Gertrude Leese
(British 1870 – 1963)
The Fountain at Saint Paul de Vence, c.1924-1925
watercolour and pencil on paper
signed in pencil lower right ‘Gertrude Leese’
42.2 x 29.7 cm.
(framed 47 x 36 cm.)
in a period frame
Gertrude Leese was a good friend of the artist Jessica Dismorr, and cousin to Dismorr’s partner, fellow artist Catherine Dawson Giles, with whose delicately coloured, pared-down watercolours there is much resonance. The three women all studied with the American artist, Max Bohm, at his studio in the Etaples art colony at the turn of the century. During the First World War they created their own art retreat, buying a pair of 15th century cottages at Amberley in west Sussex, with new friends from the War Office - two of them formerly at the Royal Academy Schools - Rachel Levy and Margaret Hodgson. “In the Orchard overlooking the Wild Brooks, between the fall of apples or the cries of snipe or bittern, we could sometimes hear the guns of France”, wrote Rachel Levy.

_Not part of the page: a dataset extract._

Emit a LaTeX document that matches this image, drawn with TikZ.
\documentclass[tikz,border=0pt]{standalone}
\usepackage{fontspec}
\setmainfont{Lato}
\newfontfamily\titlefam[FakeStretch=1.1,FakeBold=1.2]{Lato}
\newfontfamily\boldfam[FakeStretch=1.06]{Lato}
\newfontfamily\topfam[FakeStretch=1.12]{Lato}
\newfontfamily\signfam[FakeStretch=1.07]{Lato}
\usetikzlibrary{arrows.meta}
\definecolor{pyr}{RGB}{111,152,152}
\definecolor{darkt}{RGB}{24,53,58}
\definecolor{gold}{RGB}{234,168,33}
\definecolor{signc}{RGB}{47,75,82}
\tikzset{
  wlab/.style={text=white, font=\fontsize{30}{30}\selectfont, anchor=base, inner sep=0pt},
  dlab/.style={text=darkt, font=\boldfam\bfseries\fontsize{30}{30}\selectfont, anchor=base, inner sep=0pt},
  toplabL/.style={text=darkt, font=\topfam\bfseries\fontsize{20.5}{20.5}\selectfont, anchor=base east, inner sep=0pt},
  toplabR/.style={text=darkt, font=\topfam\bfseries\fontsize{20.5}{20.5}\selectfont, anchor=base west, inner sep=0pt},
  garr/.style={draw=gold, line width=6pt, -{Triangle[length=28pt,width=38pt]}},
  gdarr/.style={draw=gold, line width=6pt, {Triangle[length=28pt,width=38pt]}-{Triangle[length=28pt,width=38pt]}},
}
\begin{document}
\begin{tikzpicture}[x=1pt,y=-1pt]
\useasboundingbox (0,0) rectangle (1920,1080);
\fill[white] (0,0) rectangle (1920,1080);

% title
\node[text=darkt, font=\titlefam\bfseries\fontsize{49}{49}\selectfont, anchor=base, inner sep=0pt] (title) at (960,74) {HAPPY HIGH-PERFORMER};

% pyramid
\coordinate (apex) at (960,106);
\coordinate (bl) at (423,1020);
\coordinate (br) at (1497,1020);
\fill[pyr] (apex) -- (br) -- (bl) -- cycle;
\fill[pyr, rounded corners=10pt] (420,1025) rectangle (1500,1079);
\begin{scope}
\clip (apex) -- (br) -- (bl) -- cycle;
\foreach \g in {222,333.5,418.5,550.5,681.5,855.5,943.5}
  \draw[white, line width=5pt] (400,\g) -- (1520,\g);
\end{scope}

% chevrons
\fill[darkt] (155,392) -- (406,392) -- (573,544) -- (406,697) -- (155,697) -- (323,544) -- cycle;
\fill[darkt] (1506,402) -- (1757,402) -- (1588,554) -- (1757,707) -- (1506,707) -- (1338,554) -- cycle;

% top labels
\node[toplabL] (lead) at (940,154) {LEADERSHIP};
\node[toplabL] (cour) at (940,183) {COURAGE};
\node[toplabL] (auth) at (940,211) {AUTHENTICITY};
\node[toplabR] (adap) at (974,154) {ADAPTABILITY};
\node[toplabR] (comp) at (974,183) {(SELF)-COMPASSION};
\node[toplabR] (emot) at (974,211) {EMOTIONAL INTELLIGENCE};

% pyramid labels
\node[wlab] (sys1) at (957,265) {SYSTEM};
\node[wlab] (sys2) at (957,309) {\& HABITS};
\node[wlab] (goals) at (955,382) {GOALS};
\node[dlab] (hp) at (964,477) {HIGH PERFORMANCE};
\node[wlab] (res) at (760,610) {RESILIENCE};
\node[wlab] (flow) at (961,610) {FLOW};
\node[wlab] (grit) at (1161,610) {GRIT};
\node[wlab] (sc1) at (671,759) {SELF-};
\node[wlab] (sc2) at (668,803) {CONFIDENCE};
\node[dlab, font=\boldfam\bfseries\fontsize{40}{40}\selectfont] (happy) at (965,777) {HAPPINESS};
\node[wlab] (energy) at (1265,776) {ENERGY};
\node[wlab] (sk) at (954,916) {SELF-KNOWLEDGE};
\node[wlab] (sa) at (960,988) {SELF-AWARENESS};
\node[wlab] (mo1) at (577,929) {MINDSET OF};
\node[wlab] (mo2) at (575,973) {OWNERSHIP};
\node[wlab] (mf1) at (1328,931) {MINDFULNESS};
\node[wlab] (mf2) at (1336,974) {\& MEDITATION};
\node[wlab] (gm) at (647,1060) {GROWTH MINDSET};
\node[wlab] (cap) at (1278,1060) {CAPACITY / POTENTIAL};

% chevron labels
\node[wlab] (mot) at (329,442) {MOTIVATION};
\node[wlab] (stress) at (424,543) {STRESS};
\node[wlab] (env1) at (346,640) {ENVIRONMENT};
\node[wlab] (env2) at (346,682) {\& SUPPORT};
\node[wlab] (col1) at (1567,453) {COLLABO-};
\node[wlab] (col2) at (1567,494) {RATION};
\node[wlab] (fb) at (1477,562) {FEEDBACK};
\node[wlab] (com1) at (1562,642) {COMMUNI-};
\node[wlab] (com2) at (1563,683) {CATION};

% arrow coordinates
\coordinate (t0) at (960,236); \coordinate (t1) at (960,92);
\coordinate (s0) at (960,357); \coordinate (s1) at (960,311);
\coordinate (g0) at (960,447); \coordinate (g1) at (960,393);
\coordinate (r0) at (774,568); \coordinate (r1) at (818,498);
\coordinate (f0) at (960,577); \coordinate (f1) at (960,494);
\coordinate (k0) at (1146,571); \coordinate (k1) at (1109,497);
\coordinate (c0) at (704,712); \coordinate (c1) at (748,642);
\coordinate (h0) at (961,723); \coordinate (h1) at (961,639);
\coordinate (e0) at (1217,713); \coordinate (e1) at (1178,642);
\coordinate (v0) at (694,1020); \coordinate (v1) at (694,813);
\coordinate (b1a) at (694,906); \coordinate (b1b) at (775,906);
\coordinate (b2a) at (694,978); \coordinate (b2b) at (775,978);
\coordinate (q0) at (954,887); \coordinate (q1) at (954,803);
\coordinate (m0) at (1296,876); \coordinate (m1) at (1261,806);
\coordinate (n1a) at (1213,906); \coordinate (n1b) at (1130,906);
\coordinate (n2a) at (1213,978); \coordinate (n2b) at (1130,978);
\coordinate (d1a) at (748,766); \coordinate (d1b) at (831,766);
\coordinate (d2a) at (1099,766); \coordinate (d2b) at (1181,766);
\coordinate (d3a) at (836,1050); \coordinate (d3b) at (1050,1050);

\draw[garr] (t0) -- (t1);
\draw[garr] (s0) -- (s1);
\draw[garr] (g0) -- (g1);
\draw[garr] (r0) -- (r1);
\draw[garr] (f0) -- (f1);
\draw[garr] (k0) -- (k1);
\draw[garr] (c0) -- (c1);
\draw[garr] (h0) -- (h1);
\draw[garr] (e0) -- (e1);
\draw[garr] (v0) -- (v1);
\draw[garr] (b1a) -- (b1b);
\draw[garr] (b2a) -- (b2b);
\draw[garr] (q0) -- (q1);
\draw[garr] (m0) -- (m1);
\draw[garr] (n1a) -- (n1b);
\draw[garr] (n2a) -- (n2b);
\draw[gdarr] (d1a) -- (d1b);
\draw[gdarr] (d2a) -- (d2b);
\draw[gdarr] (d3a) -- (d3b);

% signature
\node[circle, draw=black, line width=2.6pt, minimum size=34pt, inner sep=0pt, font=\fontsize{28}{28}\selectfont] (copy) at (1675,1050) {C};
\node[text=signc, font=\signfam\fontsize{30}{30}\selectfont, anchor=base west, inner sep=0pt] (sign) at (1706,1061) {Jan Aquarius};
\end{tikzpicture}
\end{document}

This drawing dates to the 1920s when the friends’ visits to the south of France were almost annual, their object being to paint landscapes in a primitive style. In 1924, Leese, already over fifty, had enrolled as a student again at the Académie de la Palette in Paris, and her ‘maître’ there was Henri le Fauconnier. It’s probable that she was joined by her cousin Dawson Giles at this time, and the pair continued their travels to the south of France, including Saint Paul de Vence, itself a hub of artistic activity, with the likes of Henri Matisse and Fernand Léger among others.